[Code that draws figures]
%%
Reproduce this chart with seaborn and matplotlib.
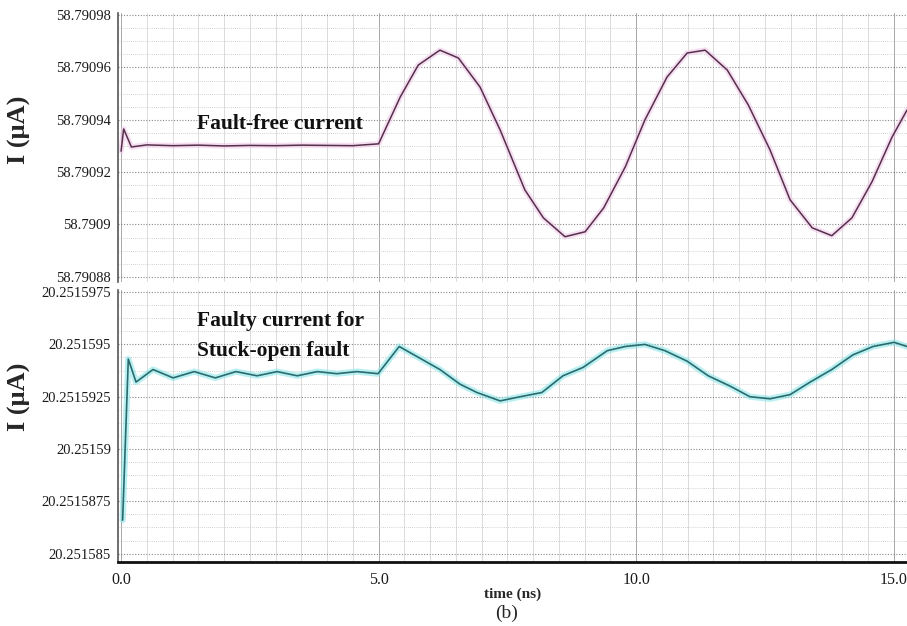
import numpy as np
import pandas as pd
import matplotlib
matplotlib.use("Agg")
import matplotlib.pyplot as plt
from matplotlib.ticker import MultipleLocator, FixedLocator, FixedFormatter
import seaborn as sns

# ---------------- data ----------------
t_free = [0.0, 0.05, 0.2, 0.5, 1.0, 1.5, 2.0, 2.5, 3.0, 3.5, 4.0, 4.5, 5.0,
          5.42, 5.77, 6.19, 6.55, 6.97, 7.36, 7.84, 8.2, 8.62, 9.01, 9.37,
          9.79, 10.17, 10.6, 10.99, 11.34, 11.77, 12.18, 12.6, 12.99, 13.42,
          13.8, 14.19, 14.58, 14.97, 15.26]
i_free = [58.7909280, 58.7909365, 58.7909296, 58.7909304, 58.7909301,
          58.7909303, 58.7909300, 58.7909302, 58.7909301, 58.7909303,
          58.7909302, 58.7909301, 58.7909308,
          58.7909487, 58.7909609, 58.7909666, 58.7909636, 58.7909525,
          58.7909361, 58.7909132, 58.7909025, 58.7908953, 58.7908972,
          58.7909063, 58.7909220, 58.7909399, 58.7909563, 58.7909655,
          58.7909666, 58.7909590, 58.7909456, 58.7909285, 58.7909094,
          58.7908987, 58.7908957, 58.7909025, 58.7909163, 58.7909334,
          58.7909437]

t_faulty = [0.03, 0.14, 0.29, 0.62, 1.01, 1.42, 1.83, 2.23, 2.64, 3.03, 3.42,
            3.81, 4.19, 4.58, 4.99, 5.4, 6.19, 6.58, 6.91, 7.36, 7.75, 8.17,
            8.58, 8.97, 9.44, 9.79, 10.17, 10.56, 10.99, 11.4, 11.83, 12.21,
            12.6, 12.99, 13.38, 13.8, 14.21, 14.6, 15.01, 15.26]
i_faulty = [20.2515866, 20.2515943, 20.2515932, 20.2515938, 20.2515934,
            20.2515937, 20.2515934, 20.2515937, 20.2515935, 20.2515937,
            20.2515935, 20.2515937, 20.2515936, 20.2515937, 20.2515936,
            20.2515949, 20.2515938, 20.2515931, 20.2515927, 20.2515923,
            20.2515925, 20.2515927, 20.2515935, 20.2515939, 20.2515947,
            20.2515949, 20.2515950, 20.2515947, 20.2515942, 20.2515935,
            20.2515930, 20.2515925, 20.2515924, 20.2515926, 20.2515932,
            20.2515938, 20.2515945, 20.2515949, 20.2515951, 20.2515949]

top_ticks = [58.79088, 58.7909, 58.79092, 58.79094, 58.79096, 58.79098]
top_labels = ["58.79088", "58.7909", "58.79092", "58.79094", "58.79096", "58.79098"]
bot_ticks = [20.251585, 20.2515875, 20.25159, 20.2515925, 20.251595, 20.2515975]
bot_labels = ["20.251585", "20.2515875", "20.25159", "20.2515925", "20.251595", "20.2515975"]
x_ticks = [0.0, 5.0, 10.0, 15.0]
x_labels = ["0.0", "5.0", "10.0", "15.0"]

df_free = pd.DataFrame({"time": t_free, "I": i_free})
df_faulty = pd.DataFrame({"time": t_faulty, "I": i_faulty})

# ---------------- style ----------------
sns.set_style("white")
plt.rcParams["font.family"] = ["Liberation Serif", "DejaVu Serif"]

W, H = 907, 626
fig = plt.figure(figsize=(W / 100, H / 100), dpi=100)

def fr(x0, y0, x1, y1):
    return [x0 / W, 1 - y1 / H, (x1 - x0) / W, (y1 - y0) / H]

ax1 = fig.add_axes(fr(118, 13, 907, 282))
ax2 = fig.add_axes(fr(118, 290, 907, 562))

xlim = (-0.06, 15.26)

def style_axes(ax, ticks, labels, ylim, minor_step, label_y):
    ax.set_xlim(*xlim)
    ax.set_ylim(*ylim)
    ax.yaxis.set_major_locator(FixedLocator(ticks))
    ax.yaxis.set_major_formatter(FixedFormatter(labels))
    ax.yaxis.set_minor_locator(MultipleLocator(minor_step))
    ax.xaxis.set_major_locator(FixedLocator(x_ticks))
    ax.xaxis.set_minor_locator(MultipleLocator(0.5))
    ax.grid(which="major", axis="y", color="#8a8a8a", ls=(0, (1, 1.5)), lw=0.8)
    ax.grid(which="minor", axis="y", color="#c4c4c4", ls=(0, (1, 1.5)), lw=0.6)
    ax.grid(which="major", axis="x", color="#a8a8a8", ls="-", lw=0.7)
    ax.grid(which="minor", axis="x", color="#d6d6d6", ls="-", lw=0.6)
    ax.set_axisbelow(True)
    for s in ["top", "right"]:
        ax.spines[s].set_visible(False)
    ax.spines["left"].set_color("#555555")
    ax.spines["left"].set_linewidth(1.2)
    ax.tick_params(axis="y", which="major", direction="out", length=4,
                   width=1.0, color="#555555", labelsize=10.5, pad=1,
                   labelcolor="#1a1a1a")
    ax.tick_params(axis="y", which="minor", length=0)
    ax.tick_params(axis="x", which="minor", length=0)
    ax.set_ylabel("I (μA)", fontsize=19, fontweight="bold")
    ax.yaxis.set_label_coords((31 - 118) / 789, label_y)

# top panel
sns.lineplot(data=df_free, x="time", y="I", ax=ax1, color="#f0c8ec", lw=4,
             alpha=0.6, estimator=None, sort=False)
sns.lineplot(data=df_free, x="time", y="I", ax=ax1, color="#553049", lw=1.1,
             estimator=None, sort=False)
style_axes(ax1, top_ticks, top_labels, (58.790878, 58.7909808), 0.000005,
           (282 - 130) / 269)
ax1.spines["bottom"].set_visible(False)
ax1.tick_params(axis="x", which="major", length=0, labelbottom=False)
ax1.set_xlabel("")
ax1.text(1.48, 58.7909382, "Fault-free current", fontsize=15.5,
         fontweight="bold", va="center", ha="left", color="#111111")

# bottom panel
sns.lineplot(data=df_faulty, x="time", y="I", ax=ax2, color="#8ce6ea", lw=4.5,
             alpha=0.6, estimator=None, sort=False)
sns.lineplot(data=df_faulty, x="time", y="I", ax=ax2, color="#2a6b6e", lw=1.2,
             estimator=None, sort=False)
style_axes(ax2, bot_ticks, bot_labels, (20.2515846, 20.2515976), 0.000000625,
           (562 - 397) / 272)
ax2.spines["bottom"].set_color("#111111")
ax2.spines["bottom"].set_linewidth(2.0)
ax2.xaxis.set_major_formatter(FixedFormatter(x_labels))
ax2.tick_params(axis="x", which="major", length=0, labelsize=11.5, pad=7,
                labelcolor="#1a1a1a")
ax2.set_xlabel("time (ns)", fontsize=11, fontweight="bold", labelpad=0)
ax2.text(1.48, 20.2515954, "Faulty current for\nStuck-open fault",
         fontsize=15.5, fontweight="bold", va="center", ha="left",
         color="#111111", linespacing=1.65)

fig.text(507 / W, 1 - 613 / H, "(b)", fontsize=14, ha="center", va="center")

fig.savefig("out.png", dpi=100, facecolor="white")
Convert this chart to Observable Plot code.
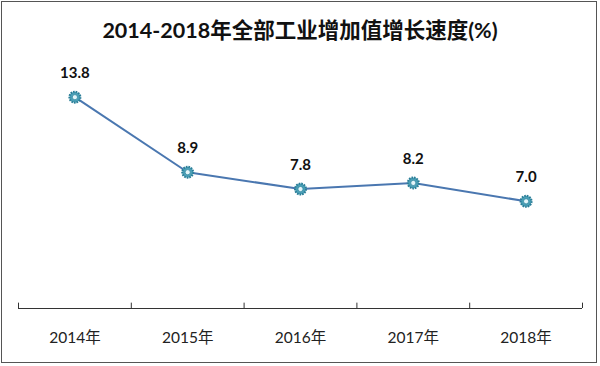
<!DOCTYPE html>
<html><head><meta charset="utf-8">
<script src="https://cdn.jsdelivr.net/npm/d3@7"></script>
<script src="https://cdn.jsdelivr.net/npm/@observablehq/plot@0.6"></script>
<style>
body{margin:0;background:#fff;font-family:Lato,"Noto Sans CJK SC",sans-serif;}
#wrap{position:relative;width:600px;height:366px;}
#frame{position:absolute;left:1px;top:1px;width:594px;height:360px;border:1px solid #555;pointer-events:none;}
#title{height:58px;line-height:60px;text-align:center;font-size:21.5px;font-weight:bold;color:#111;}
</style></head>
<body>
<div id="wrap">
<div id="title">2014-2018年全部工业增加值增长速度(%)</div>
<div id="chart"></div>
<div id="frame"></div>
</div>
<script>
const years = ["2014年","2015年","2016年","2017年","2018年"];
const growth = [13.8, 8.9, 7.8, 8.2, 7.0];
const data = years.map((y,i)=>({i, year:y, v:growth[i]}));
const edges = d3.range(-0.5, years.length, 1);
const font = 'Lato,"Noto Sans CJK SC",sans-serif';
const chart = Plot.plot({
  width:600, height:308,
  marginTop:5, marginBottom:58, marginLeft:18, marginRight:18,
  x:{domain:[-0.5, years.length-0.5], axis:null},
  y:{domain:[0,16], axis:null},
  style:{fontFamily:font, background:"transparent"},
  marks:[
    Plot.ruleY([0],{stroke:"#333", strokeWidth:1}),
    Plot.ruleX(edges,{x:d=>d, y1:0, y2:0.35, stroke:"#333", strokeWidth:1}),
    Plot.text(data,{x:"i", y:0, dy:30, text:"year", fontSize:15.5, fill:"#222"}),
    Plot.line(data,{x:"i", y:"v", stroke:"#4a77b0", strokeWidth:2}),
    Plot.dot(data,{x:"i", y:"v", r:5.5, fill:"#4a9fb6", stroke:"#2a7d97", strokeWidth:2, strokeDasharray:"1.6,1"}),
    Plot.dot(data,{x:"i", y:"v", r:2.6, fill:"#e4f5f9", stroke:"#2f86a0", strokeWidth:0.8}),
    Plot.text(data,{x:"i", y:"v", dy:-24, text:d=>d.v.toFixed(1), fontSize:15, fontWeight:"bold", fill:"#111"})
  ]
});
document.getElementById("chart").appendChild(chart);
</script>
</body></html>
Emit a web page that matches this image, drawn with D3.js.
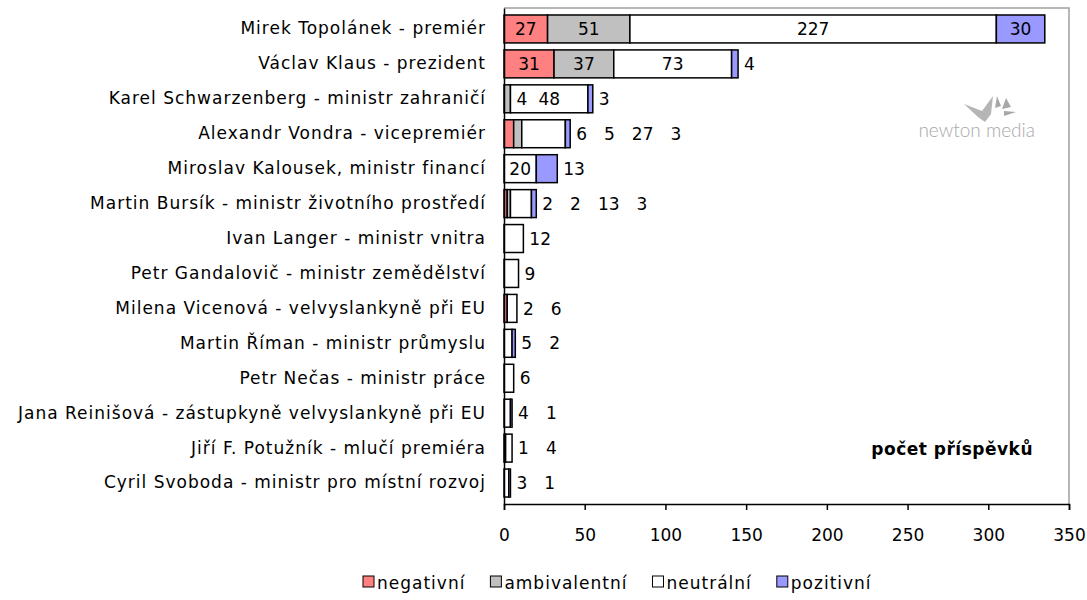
%%
[Given task]
Repeat, exactly and in full, each line from the start of the data to the line that contains "import seaborn as sns". Pictures do not go in.

[Final result]
Reproduce this chart with seaborn and matplotlib.
import numpy as np
import pandas as pd
import matplotlib
matplotlib.use("Agg")
import matplotlib.pyplot as plt
from matplotlib.ticker import MultipleLocator, FixedLocator, FixedFormatter
import seaborn as sns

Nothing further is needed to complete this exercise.